Y ese hecho, emotivo e intrigante como pocos,
me recordó unos pasajes de esa genial obra que es “Trafalgar” de Benito Pérez
Galdós.
Cuando ya la famosa batalla estaba casi
definida a favor de los ingleses, y habían tomado el “Santísima Trinidad”, buque
insignia de la Armada española, uno de los personajes de la novela hace ciertas
reflexiones acerca de los marinos británicos.

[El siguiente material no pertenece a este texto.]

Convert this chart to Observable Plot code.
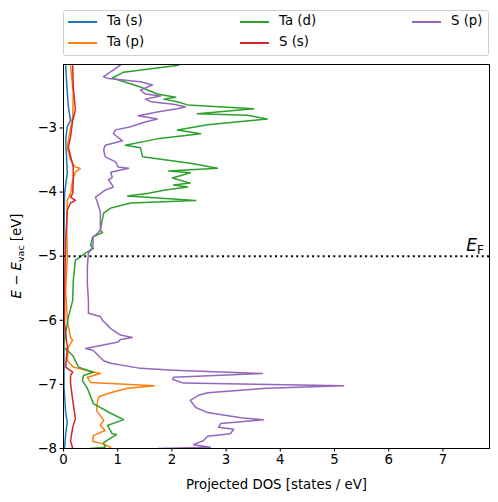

Cito textual a Pérez Galdós en este hermoso
párrafo:
«Cuando
vi el orgullo con que enarbolaron su pabellón, saludándole con vivas
aclamaciones, cuando advertí el gozo y la satisfacción que les causaba haber
apresado el más grande y glorioso barco que hasta entonces surcó los mares,
pensé que también ellos tendrían su patria querida, que ésta les habría
confiado la defensa de su honor; me pareció que en aquella tierra, para mí
misteriosa, que se llamaba Inglaterra, habían de existir, como en España,
muchas gentes honradas, un rey paternal, y las madres, las hijas, las esposas,
las hermanas de tan valientes marinos; los cuales, esperando con ansiedad su
vuelta, rogarían a Dios que les concediera la victoria».

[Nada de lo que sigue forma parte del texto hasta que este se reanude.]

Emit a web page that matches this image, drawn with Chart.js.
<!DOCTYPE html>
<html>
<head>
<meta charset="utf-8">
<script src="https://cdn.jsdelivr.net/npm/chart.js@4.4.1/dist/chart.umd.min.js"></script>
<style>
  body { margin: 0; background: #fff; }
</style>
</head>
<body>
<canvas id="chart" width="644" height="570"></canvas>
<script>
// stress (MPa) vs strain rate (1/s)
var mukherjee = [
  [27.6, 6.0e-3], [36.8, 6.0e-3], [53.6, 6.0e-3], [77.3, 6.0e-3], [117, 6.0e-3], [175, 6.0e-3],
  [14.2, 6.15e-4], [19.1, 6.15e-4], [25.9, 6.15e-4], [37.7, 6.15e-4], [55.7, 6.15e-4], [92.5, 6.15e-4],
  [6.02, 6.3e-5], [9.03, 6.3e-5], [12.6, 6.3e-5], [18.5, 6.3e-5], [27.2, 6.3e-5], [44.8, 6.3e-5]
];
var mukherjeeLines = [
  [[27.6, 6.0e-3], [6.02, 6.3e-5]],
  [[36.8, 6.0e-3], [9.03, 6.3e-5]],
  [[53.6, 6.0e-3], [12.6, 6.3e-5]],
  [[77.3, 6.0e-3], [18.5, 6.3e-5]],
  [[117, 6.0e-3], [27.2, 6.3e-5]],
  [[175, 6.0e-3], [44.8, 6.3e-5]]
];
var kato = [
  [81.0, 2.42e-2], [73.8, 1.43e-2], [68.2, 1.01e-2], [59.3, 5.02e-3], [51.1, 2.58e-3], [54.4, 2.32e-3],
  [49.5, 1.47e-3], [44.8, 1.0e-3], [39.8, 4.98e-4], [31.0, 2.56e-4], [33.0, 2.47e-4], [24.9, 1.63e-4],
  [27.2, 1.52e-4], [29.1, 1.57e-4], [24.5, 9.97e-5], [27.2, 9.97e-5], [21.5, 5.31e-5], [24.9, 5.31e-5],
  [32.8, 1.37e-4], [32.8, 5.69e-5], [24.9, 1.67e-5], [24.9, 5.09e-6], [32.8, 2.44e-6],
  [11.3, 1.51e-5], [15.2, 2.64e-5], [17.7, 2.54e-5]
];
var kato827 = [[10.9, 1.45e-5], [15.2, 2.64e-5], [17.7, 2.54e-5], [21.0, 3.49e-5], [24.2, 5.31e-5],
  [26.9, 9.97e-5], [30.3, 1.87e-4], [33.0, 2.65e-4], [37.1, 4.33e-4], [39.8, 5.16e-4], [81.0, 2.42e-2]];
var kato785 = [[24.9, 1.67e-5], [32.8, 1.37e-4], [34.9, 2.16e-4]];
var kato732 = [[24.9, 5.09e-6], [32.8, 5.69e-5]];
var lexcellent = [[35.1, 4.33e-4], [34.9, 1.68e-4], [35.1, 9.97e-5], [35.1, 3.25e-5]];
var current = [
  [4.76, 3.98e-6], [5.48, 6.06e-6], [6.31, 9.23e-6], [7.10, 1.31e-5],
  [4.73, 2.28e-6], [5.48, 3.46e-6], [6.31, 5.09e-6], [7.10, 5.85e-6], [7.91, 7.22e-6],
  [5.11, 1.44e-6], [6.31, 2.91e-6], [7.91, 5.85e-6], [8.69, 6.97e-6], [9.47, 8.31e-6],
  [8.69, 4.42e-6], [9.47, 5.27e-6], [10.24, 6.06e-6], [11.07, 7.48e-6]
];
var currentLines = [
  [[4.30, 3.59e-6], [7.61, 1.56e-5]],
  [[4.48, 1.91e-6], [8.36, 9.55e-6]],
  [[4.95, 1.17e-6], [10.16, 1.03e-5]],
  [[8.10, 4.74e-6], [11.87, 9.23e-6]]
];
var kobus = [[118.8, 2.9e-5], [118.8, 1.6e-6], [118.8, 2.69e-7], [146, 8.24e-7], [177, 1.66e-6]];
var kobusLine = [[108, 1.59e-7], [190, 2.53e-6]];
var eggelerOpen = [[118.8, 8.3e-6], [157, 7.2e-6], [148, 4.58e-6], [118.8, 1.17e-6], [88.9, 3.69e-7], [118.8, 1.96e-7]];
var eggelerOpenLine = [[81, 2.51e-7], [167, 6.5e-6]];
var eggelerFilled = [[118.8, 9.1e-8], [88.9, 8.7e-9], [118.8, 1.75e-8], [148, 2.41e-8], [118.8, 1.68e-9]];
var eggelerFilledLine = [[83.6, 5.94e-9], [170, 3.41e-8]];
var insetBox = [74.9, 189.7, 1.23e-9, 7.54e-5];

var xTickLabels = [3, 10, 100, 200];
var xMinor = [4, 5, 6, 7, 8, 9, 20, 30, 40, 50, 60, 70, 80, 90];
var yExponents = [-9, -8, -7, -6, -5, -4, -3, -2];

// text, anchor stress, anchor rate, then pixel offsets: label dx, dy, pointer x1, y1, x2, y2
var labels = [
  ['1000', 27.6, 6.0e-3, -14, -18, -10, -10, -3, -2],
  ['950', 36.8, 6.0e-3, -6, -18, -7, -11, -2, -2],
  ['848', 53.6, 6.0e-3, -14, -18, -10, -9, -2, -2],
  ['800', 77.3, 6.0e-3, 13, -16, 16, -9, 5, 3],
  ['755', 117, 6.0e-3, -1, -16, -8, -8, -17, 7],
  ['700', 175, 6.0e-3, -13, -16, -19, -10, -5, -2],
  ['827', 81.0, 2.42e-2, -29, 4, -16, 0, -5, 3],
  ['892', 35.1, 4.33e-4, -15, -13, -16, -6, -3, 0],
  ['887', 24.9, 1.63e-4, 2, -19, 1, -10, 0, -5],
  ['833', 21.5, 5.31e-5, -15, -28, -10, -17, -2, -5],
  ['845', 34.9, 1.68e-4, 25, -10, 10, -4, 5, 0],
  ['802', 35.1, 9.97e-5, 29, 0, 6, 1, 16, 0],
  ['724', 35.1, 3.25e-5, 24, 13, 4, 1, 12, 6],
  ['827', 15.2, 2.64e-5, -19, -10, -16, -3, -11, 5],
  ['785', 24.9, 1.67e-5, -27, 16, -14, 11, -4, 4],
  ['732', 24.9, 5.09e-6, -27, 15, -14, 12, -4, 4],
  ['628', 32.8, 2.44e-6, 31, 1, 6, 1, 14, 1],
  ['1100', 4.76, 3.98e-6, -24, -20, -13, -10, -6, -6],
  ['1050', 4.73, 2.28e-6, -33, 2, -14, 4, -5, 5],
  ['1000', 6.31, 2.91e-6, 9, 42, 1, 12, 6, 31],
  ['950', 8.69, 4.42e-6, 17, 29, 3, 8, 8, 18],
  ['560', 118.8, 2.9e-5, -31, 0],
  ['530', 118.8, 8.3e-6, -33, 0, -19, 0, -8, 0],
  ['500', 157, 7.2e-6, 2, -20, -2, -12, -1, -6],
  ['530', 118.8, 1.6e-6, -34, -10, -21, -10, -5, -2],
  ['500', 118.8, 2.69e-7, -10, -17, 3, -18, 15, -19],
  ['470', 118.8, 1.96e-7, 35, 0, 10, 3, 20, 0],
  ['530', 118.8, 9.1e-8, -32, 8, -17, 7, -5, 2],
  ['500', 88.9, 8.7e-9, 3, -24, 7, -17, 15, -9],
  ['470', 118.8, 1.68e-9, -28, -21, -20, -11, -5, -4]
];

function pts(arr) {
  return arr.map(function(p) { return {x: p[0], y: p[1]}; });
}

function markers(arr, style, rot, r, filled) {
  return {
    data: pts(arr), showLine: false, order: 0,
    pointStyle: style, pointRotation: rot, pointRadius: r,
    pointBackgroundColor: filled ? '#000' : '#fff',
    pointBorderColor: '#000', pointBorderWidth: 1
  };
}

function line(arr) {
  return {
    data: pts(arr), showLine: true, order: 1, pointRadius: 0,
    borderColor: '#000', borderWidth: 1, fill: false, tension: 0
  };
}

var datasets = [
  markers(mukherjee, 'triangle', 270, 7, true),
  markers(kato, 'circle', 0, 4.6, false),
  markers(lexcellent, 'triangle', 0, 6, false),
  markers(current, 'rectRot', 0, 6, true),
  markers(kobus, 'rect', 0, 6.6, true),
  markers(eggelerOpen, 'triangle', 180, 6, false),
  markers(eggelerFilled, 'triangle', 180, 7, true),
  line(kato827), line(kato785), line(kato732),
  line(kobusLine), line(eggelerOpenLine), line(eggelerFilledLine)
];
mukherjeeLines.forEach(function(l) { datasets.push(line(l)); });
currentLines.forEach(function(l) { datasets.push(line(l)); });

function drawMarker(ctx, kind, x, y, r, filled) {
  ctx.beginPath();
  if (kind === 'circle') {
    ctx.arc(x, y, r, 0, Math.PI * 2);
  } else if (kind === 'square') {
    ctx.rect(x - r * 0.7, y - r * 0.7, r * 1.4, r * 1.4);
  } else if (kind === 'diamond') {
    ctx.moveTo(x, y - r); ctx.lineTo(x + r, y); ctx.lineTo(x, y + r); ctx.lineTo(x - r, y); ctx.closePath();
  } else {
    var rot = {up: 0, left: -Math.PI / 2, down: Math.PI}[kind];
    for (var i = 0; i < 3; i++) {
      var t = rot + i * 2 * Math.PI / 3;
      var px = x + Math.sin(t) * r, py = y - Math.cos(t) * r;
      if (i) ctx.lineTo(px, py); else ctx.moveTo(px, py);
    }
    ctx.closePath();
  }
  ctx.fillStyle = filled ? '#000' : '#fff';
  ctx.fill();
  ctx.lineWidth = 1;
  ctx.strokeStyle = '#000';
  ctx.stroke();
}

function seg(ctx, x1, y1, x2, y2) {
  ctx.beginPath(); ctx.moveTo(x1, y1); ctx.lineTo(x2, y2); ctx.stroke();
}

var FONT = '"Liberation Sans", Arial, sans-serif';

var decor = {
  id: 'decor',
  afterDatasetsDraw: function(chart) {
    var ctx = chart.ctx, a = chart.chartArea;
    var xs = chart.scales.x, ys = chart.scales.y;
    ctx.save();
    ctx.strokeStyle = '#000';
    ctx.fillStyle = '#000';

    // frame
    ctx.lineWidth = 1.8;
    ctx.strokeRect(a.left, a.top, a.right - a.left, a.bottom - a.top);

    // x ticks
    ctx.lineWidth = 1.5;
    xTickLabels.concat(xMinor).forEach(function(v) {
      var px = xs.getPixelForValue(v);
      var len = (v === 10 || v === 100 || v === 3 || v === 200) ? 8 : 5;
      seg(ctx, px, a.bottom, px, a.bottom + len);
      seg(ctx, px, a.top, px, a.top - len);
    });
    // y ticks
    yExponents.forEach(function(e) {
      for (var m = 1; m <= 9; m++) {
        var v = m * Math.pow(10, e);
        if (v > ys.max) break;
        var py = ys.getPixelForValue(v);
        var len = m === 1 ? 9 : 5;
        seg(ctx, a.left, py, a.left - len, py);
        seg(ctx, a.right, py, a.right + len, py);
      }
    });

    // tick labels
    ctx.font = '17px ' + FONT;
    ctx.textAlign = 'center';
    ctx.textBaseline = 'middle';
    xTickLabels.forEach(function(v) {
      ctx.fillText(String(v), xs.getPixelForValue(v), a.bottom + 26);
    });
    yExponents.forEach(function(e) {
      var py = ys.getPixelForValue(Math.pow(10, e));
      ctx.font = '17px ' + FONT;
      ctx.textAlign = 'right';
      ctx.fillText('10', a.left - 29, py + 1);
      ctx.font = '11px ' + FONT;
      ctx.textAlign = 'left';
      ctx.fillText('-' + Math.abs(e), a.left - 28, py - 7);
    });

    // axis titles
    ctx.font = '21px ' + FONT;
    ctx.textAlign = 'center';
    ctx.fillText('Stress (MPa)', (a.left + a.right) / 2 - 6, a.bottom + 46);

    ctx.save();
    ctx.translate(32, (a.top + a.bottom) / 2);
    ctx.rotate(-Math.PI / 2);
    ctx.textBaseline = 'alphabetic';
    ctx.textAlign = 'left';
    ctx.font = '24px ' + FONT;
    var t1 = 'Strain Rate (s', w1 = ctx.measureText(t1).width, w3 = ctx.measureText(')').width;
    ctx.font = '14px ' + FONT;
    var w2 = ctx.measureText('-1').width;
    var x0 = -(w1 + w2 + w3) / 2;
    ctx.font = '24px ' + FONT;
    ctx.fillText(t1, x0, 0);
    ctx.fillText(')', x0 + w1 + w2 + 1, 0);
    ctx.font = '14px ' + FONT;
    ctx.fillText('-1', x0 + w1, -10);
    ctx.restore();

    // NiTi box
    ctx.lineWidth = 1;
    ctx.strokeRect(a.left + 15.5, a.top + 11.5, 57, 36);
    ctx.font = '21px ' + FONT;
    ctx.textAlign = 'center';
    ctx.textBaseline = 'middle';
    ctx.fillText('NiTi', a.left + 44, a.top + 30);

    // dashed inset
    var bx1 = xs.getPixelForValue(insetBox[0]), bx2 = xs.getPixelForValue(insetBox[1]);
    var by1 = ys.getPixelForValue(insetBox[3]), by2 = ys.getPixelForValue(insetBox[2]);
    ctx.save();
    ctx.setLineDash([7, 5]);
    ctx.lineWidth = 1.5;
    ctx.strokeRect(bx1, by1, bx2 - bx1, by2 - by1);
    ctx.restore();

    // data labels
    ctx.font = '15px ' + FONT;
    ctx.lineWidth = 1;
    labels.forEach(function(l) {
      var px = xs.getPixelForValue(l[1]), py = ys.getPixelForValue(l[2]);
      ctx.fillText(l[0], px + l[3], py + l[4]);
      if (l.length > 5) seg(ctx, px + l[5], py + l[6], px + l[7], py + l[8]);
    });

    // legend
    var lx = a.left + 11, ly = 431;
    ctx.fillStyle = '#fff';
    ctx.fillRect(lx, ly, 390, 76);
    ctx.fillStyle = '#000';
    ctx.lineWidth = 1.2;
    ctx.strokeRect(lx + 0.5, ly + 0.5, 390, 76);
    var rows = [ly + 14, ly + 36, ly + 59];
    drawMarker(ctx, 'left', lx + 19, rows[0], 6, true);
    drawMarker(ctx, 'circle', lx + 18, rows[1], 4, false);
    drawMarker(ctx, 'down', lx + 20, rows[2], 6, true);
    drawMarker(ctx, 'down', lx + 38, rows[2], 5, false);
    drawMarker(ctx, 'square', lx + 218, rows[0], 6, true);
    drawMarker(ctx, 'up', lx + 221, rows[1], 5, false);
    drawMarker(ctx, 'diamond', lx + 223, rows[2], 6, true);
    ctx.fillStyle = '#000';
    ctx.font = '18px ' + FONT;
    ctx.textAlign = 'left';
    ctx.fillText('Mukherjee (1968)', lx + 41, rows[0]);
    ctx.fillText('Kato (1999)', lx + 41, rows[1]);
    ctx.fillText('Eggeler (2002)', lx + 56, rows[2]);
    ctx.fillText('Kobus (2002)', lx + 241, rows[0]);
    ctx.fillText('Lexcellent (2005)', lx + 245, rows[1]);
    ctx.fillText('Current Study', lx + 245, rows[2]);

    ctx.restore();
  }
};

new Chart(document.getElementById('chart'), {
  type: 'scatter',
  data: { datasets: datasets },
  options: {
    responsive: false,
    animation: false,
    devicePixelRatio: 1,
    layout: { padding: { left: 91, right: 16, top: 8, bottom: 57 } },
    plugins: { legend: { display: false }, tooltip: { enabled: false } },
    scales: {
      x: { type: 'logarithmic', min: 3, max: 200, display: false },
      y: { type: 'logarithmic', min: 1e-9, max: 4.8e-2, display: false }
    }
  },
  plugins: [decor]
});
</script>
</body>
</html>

Durante el rescate de los náufragos, dice:
«…en nuestras
lanchas iban españoles e ingleses, aunque era mayor el número de los primeros,
y era curioso observar cómo fraternizaban, amparándose unos a otros en el común
peligro, sin recordar que el día anterior se mataban en horrenda lucha, más
parecidos a fieras que a hombres. Yo miraba a los ingleses remando con tanta
decisión como los nuestros; yo observaba en sus semblantes las mismas señales
de terror o de esperanza, y, sobre todo, la expresión propia del santo
sentimiento de humanidad y caridad, que era el móvil de unos y otros. Con estos
pensamientos, decía para mí: "¿Para qué son las guerras, Dios mío? ¿Por
qué estos hombres no han de ser amigos en todas las ocasiones de la vida como
lo son en las de peligro? Esto que veo, ¿no prueba que todos los hombres son
hermanos?"».
Al llegar los náufragos al puerto de Cádiz,
cuenta:
«En
honor del pueblo de Cádiz, debo decir que jamás vecindario alguno ha tomado con
tanto empeño el auxilio de los heridos, no distinguiendo entre nacionales y
enemigos, antes bien, equiparando a todos bajo el amplio pabellón de la
caridad. Collingwood consignó en sus memorias
esta generosidad de mis paisanos. Quizá la magnitud del desastre apagó
todos los resentimientos… ¿No es triste considerar que solo la desgracia hace a
los hombres hermanos?».
Y, más allá de la guerra, nos cuenta acerca de
sus causas:
«Pero
venía de improviso a cortar estas consideraciones la idea de nacionalidad,
aquel sistema de islas que yo había forjado, y entonces decía: "Pero ya:
esto de que las islas han de querer quitarse unas a otras algún pedazo de
tierra, lo echa todo a perder, y sin duda en todas ellas debe de haber hombres
muy malos que son los que arman las guerras para su provecho particular, bien
porque son ambiciosos y quieren mandar, bien porque son avaros y anhelan ser
ricos. Estos hombres malos son los que engañan a los demás, a todos estos
infelices que van a pelear; y para que el engaño sea completo, les impulsan a
odiar a otras naciones; siembran la discordia, fomentan la envidia, y aquí
tienen ustedes el resultado. Yo estoy seguro – añadí– de que esto no puede
durar: apuesto doble contra sencillo a que dentro de poco los hombres de unas y
otras islas se han de convencer de que hacen un gran disparate armando tan
terribles guerras, y llegará un día en que se abrazarán, conviniendo todos en
no formar más que una sola familia".
Así
pensaba yo. Después de esto he vivido setenta años, y no he visto llegar ese
día».
Y una reflexión final (para este comentario) de
este inmenso escritor y pensador que es Pérez Galdós:
«Por lo
que oí, pude comprender que a bordo de cada navío había ocurrido una tragedia
tan espantosa como la que yo mismo había presenciado [...]. Y aunque yo era
entonces un chiquillo, recuerdo que pensé lo siguiente: “Un hombre tonto no es
capaz de hacer en ningún momento de su vida los disparates que hacen a veces
las naciones, dirigidas por centenares de hombres de talento”».